Dad’s Urn – Part 5

  • Originally published June 18, 2018.

Here are today’s instruments of construction.

There are sharp chisels, my dovetail saw, my marking gauge, some squares, and a divider.

The front is in the vise ready for the tail part of the dovetails.

The first step is to cut precisely next to the lines I drew yesterday. This is done with a dovetail saw, a very exacting tool with a fine cut.

Real precision takes some practice. I’ve been working hard on doing these for well over a year. I’m starting to make fewer mistakes.

Once the sides are cut then the waste is cut and chopped out. Then I carefully trim them so the tails are all square.

Now comes the hard part. The side pieces have to have corresponding pins cut that are the exact right shape.

I start working on the pins by clamping the tails to the sides.

Then I use a marking knife to scribe the pins using the tails as the template.

If I’m precise with this step then we have perfect pins marked out.

The next step is to draw lines down from the top of the pins that start from the scribed lines.

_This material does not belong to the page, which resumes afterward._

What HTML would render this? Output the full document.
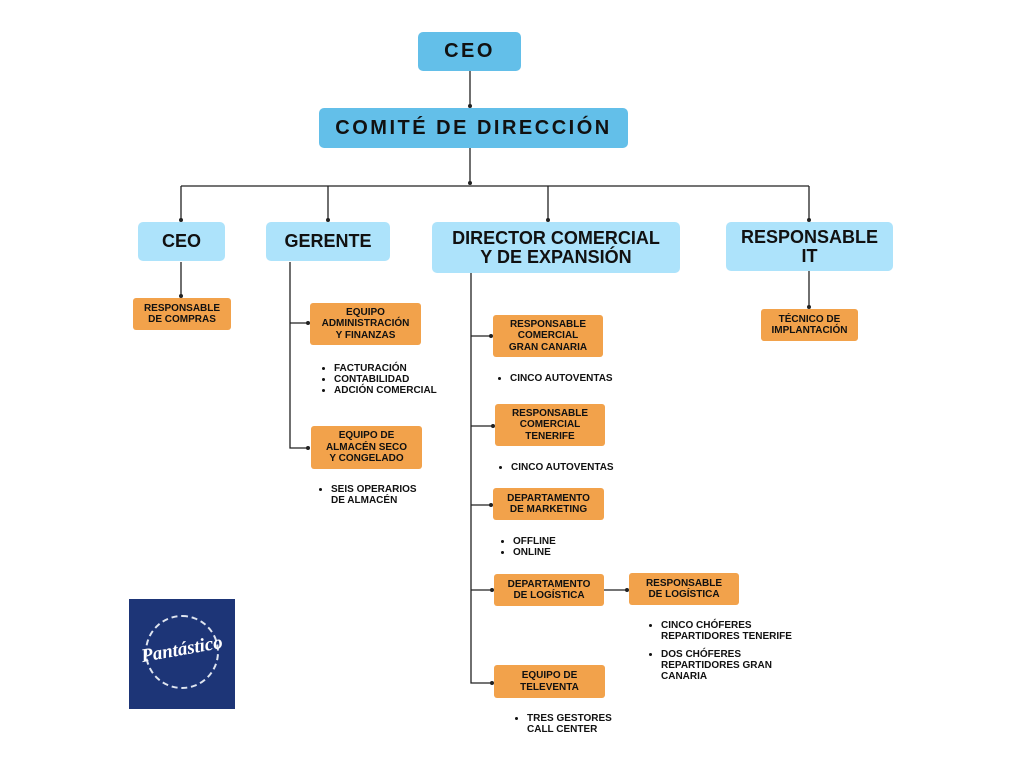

Notice that I mark the section of wood that will be removed. This is a habit gained from getting tired and confused, and cutting the wrong part. It happens to almost every woodworker at some point.

Then I use my dad’s coping saw to cut out the waste of the pins. The cut is above the guide lines and can be fast and sloppy.

Now we have pins that are close to the right size and are ready for sharp chisels to go to work.

First, I clear out the rest of the waste left by the coping saw. This is done carefully to preserve the guideline.

Fitting the pins to the tails can be tricky. The closer to the lines you cut the less you need to trim, but the higher the risk of cutting too much.

The pins are carefully trimmed with chisels. Once the tails start to fit into the pins then tiny pieces of wood are pared away and the tails start going farther into the pins.

When they tapped into place with very little force it’s time to trim the bottom of the pins for a tight joint.

Now I just have to repeat this for the other three corners of the box. This is a very satisfying joint that is strong and looks great. It’s been used in woodworking for hundreds of years.